New Musicological Research

As I mentioned last Friday, I read a paper at the Fall Meeting of the Capital Chapter of the American Musicological Society on Saturday. My paper was an expanded version of what I read in Manchester in July, part of ongoing work on the Ballet de la délivrance de Renault (1617). Barbara Haggh-Huglo (University of Maryland) read a paper on Guillaume Dufay, relating the plainchant office he composed for Cambrai Cathedral, the Recollectio Mariae to possible treatises on plainchant which he may have encountered in his education. Christina Indianos-Svilich (a graduate student at Catholic University) presented her research on the doxastikon, a type of Byzantine hymn, found especially in Greek Orthodox sources. Christina is a trained Byzantine cantrix, who sings with the Romeiko Ensemble (see my review of their concert last December).

Ronit Seter spoke about the BBC's 1997 broadcast of Krzysztof Penderecki's monumental choral work The Seven Gates of Jerusalem, produced by Antony Pitts. You may know Penderecki, as I did principally, as the composer of dissonant avant-garde works like Threnos den Opfern von Hiroshima für 52 Saiteninstrumente (Threnody for the victims of Hiroshima for 52 string instruments, 1960). Seven Gates, composed for the 3000th anniversary of the city of Jerusalem (see this .PDF file of part of the 7th movement), is an example of the composer's return to more traditional sounds in the post-70s part of his career. Dr. Seter demonstrated how the BBC producer of the broadcast reshaped Penderecki's traditional, Catholic, eschatological vision of Jerusalem as the holy eternal city into a more realistic, multicultural depiction. The last paper was presented by Denise Gallo (Library of Congress), a fascinating study of Walt Whitman's relationship with opera. Denise has gone through the Whitman archives (also see these notebooks from the Whitman Collection) at the Library of Congress, looking for operatic references in his letters, newspaper articles, and prose works to compare with images of singers in the poems.
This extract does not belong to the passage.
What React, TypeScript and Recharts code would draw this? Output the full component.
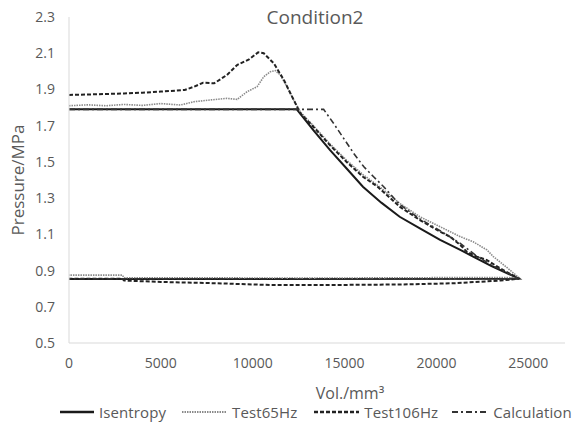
import React from "react";
import { LineChart, Line, XAxis, YAxis, Legend } from "recharts";

const xTicks = [0, 5000, 10000, 15000, 20000, 25000];
const yTicks = [0.5, 0.7, 0.9, 1.1, 1.3, 1.5, 1.7, 1.9, 2.1, 2.3];

const isentropy = [
  { x: 0, y: 1.79 }, { x: 12400, y: 1.79 }, { x: 13300, y: 1.676 }, { x: 14200, y: 1.566 },
  { x: 15100, y: 1.465 }, { x: 16000, y: 1.363 }, { x: 17000, y: 1.275 }, { x: 18000, y: 1.197 },
  { x: 19100, y: 1.133 }, { x: 20200, y: 1.069 }, { x: 21300, y: 1.014 }, { x: 22000, y: 0.977 },
  { x: 23000, y: 0.925 }, { x: 24500, y: 0.855 }, { x: 0, y: 0.853 },
];

const test65 = [
  { x: 0, y: 1.81 }, { x: 1000, y: 1.815 }, { x: 2000, y: 1.81 }, { x: 3000, y: 1.817 },
  { x: 4000, y: 1.812 }, { x: 5000, y: 1.822 }, { x: 6070, y: 1.814 }, { x: 6800, y: 1.832 },
  { x: 7700, y: 1.842 }, { x: 8600, y: 1.851 }, { x: 9150, y: 1.845 }, { x: 9700, y: 1.888 },
  { x: 10240, y: 1.915 }, { x: 10600, y: 1.97 }, { x: 10960, y: 1.998 }, { x: 11230, y: 2.004 },
  { x: 11500, y: 1.98 }, { x: 11870, y: 1.915 }, { x: 12230, y: 1.842 }, { x: 12600, y: 1.775 },
  { x: 13300, y: 1.7 }, { x: 14200, y: 1.6 }, { x: 15100, y: 1.51 }, { x: 16000, y: 1.43 },
  { x: 17000, y: 1.355 }, { x: 18000, y: 1.271 }, { x: 19100, y: 1.197 }, { x: 20200, y: 1.142 },
  { x: 21300, y: 1.087 }, { x: 22000, y: 1.059 }, { x: 22750, y: 1.014 }, { x: 23100, y: 0.977 },
  { x: 23800, y: 0.92 }, { x: 24500, y: 0.86 }, { x: 23000, y: 0.862 }, { x: 18000, y: 0.86 },
  { x: 12000, y: 0.858 }, { x: 8000, y: 0.86 }, { x: 3000, y: 0.86 }, { x: 2900, y: 0.875 },
  { x: 0, y: 0.875 },
];

const test106 = [
  { x: 0, y: 1.87 }, { x: 1000, y: 1.872 }, { x: 2000, y: 1.875 }, { x: 3000, y: 1.878 },
  { x: 4000, y: 1.882 }, { x: 5000, y: 1.888 }, { x: 6300, y: 1.897 }, { x: 6800, y: 1.915 },
  { x: 7300, y: 1.937 }, { x: 7900, y: 1.934 }, { x: 8600, y: 1.98 }, { x: 9150, y: 2.035 },
  { x: 9800, y: 2.066 }, { x: 10300, y: 2.105 }, { x: 10600, y: 2.1 }, { x: 11150, y: 2.044 },
  { x: 11700, y: 1.952 }, { x: 12230, y: 1.842 }, { x: 12600, y: 1.768 }, { x: 13300, y: 1.694 },
  { x: 14200, y: 1.593 }, { x: 15100, y: 1.501 }, { x: 16000, y: 1.418 }, { x: 16800, y: 1.363 },
  { x: 18000, y: 1.253 }, { x: 19100, y: 1.179 }, { x: 20200, y: 1.115 }, { x: 20750, y: 1.087 },
  { x: 21300, y: 1.041 }, { x: 21650, y: 1.004 }, { x: 22200, y: 0.977 }, { x: 22750, y: 0.958 },
  { x: 23500, y: 0.91 }, { x: 24500, y: 0.855 }, { x: 23500, y: 0.845 }, { x: 21000, y: 0.83 },
  { x: 18000, y: 0.823 }, { x: 14000, y: 0.82 }, { x: 11000, y: 0.82 }, { x: 8000, y: 0.83 },
  { x: 5000, y: 0.837 }, { x: 3000, y: 0.845 }, { x: 2900, y: 0.855 }, { x: 0, y: 0.855 },
];

const calculation = [
  { x: 0, y: 1.79 }, { x: 13860, y: 1.79 }, { x: 14400, y: 1.713 }, { x: 14950, y: 1.63 },
  { x: 15500, y: 1.547 }, { x: 16040, y: 1.474 }, { x: 16580, y: 1.418 }, { x: 17130, y: 1.363 },
  { x: 18000, y: 1.265 }, { x: 19100, y: 1.185 }, { x: 20200, y: 1.12 }, { x: 21300, y: 1.05 },
  { x: 22200, y: 0.98 }, { x: 23000, y: 0.93 }, { x: 24500, y: 0.855 }, { x: 0, y: 0.855 },
];

const seriesNames = ["Isentropy", "Test65Hz", "Test106Hz", "Calculation"];
const seriesData = [isentropy, test65, test106, calculation];

const seriesStyle = [
  { color: "#1a1a1a", width: 2, dash: undefined as string | undefined, icon: 34, gap: 0 },
  { color: "#8a8a8a", width: 1.6, dash: "1.5 1", icon: 45, gap: 16 },
  { color: "#222222", width: 2, dash: "4 2", icon: 45, gap: 17 },
  { color: "#333333", width: 1.6, dash: "6 3 2 3", icon: 36, gap: 14 },
];

const FONT = "'Open Sans', sans-serif";
const TEXT = "#595959";

const LegendContent = () => (
  <div
    style={{
      display: "flex",
      justifyContent: "flex-start",
      alignItems: "center",
      paddingLeft: 60,
      height: 20,
      fontFamily: FONT,
      fontSize: 15,
      color: TEXT,
    }}
  >
    {seriesNames.map((name, i) => (
      <div key={name} style={{ display: "flex", alignItems: "center", marginLeft: seriesStyle[i].gap }}>
        <svg width={seriesStyle[i].icon} height={10} style={{ marginRight: 5 }}>
          <line
            x1={0}
            y1={5}
            x2={seriesStyle[i].icon}
            y2={5}
            stroke={seriesStyle[i].color}
            strokeWidth={seriesStyle[i].width + 0.4}
            strokeDasharray={seriesStyle[i].dash}
          />
        </svg>
        <span style={{ letterSpacing: 0.1 }}>{name}</span>
      </div>
    ))}
  </div>
);

const YLabel = (props: any) => {
  const vb = props.viewBox || { x: 0, y: 17, width: 69, height: 326 };
  const cx = vb.x + 17;
  const cy = vb.y + vb.height / 2;
  return (
    <text
      x={cx}
      y={cy}
      transform={`rotate(-90, ${cx}, ${cy})`}
      textAnchor="middle"
      dominantBaseline="central"
      fill={TEXT}
      fontSize={17}
      fontFamily={FONT}
    >
      Pressure/MPa
    </text>
  );
};

const XLabel = () => (
  <text x={350} y={399} textAnchor="middle" fill={TEXT} fontSize={16} fontFamily={FONT}>
    Vol./mm³
  </text>
);

export default function App() {
  return (
    <div style={{ position: "absolute", left: 0, top: 0, width: 582, height: 422, background: "#fff" }}>
      <div
        style={{
          position: "absolute",
          left: 0,
          width: 630,
          top: 4,
          textAlign: "center",
          fontFamily: FONT,
          fontSize: 19,
          color: TEXT,
          zIndex: 2,
          pointerEvents: "none",
        }}
      >
        Condition2
      </div>
      <LineChart width={582} height={422} margin={{ top: 17, right: 17, bottom: 0, left: 0 }}>
        <XAxis
          type="number"
          dataKey="x"
          domain={[0, 27000]}
          ticks={xTicks}
          tickLine={false}
          tickSize={0}
          tickMargin={15}
          axisLine={{ stroke: "#d9d9d9", strokeWidth: 1 }}
          tick={{ fill: TEXT, fontSize: 14, fontFamily: FONT }}
          height={59}
          allowDataOverflow
          label={<XLabel />}
        />
        <YAxis
          type="number"
          domain={[0.5, 2.3]}
          ticks={yTicks}
          tickFormatter={(v: number) => v.toFixed(1)}
          tickLine={false}
          tickSize={0}
          tickMargin={14}
          axisLine={{ stroke: "#d9d9d9", strokeWidth: 1 }}
          tick={{ fill: TEXT, fontSize: 14, fontFamily: FONT }}
          width={69}
          allowDataOverflow
          label={<YLabel />}
        />
        <Legend
          verticalAlign="bottom"
          align="left"
          height={20}
          wrapperStyle={{ left: 0, width: 582 }}
          content={<LegendContent />}
        />
        {seriesNames.map((name, i) => (
          <Line
            key={name}
            name={name}
            data={seriesData[i]}
            dataKey="y"
            type="linear"
            stroke={seriesStyle[i].color}
            strokeWidth={seriesStyle[i].width}
            strokeDasharray={seriesStyle[i].dash}
            dot={false}
            activeDot={false}
            isAnimationActive={false}
          />
        ))}
      </LineChart>
    </div>
  );
}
By the way, to continue adding to my list of 20th-century operas, Krzysztof Penderecki did compose some operas, beginning with Die Teufel von Loudun (The Devils of Loudun, 1969), an adaptation of Aldous Huxley's book. He has also completed Paradise Lost (1976/78), after the work of John Milton; Die schwarze Maske (The black mask, 1984/86), premiered at the Salzburg Festival; and most interesting of all, Ubu Rex (1990/91), an opera buffa premiered in Munich, based on the famous play Ubu Roi (1896) by Alfred Jarry.